Viele Armenier sind in den Jahren 1915/16 getötet und massakriert worden, viele sind in den Wirren des Ersten Weltkriegs umgekommen. Je nach Quellenangabe sollen es zwischen 300.000 und eineinhalb Millionen gewesen sein. Viele Historiker sprechen von Völkermord. Auch Papst Franziskus hat das unlängst getan und den Zorn Ankaras auf sich gezogen.
Wahrheit oder Täuschung?
Er sei sehr traurig darüber, dass der Papst das gemeinsame Leid von Armeniern und Muslimen als Völkermord bezeichnet habe, erklärte Präsident Recep Tayyip Erdogan. Und dann wurde er deutlicher: "Wenn Politiker und religiöse Führer versuchen, die Arbeit von Historikern zu machen, führt das nicht zur Wahrheit, sondern zu Täuschung. Ich möchte den Papst davor warnen, diesen Fehler zu wiederholen, und ich verurteile ihn dafür."
Präsident Erdogan weigert sich, von Völkermord zu sprechen.
Der islamisch-konservative Regierungschef Ahmet Davutoğlu ging noch einen Schritt weiter: "Von religiösen Führern erwarten wir Aufrufe zum Frieden und die Vermeidung von Islamophobie. Diese Aussage ebnet wachsendem Rassismus in Europa den Weg und beschuldigt die Türken eines kollektiven Verbrechens."
1915 habe es 2500 armenische Monumente auf anatolischem Gebiet gegeben, erinnert der Politologe Cengiz Aktar. "Kirchen, Klöster, Schulen, große Gebäude. Nur 250 sind übrig. Meistens sind sie in schlechtem Zustand. Es ist eine totale Auslöschung, ein totaler Völkermord."
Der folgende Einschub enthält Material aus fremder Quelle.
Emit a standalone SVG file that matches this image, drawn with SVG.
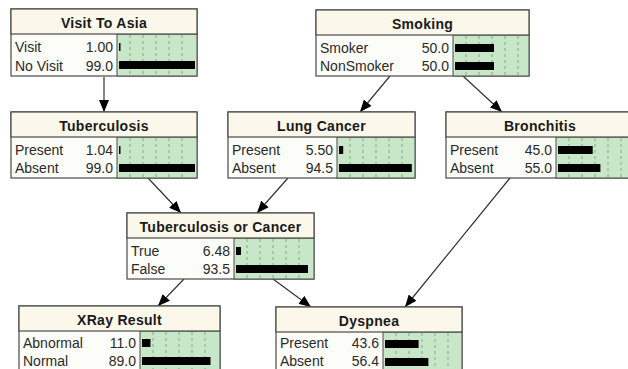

Lebhafte Debatte in der Türkei über die eigene Geschichte
Noch vor nicht allzu langer Zeit reichte die Erwähnung des Begriffs Völkermord im Zusammenhang mit Armeniern, um in der Türkei vor Gericht zu landen. Doch in der türkischen Zivilgesellschaft werde heute sehr lebhaft und offen darüber diskutiert, versichert Garo Paylan, der Koordinator für armenische Schulen in Istanbul: "Die Vernichtung der Armenier fand zu einer Zeit statt, als eine Nation geschaffen werden sollte. Vertriebene muslimische Türken vom Balkan, sollten mit den Kernlandtürken zu einer Nation verschmolzen werden. Man musste ihnen etwas bieten. Zum Beispiel die Immobilien und die Felder der Armenier."
Die damals im Osmanischen Reich regierende Partei für Einheit und Fortschritt habe im Zuge der verlorenen Balkankriege die Losung von der ethno-religiösen Homogenisierung Anatoliens ausgegeben. Konkret: nicht-türkische und nicht-muslimische Gruppen sollten deportiert werden. Kurden, Aleviten, Lasen, Tscherkessen und viele andere wurden aufgrund ihres muslimischen Glaubens als Türken angesehen. Griechen, Armenier, Aramäer, Syrianer und andere Christen mussten weg. So sei die Gründungslegende von der sunnitisch-muslimischen Republik türkischer Nation entstanden, erklärt Paylan.
"Die vor 100 Jahren geschaffene Nation basiert auf einer Lüge"
"Was wir vom Staat erwarten, ist, dass er seine Bürger und die Gesellschaft nicht mehr belügt. Die vor 100 Jahren geschaffene Nation basiert auf einer Lüge. Wir leben mit diesen Menschen, die an diese Lüge glauben. Die Menschen sind fest davon überzeugt, dass diese Nation eine glorreiche Gründerzeit hatte. Wir wollen, dass sich diese Gesellschaft mit ihrer Geschichte auseinandersetzt, damit solche Verbrechen nie wieder begangen werden", fordert Paylan.
Die türkische Nation sei sich keiner Schuld bewusst, stellt Präsident Erdogan im Brustton der Überzeugung fest: "Es steht völlig außer Frage, dass auf der Türkei kein Flecken oder Schatten namens Völkermord lastet."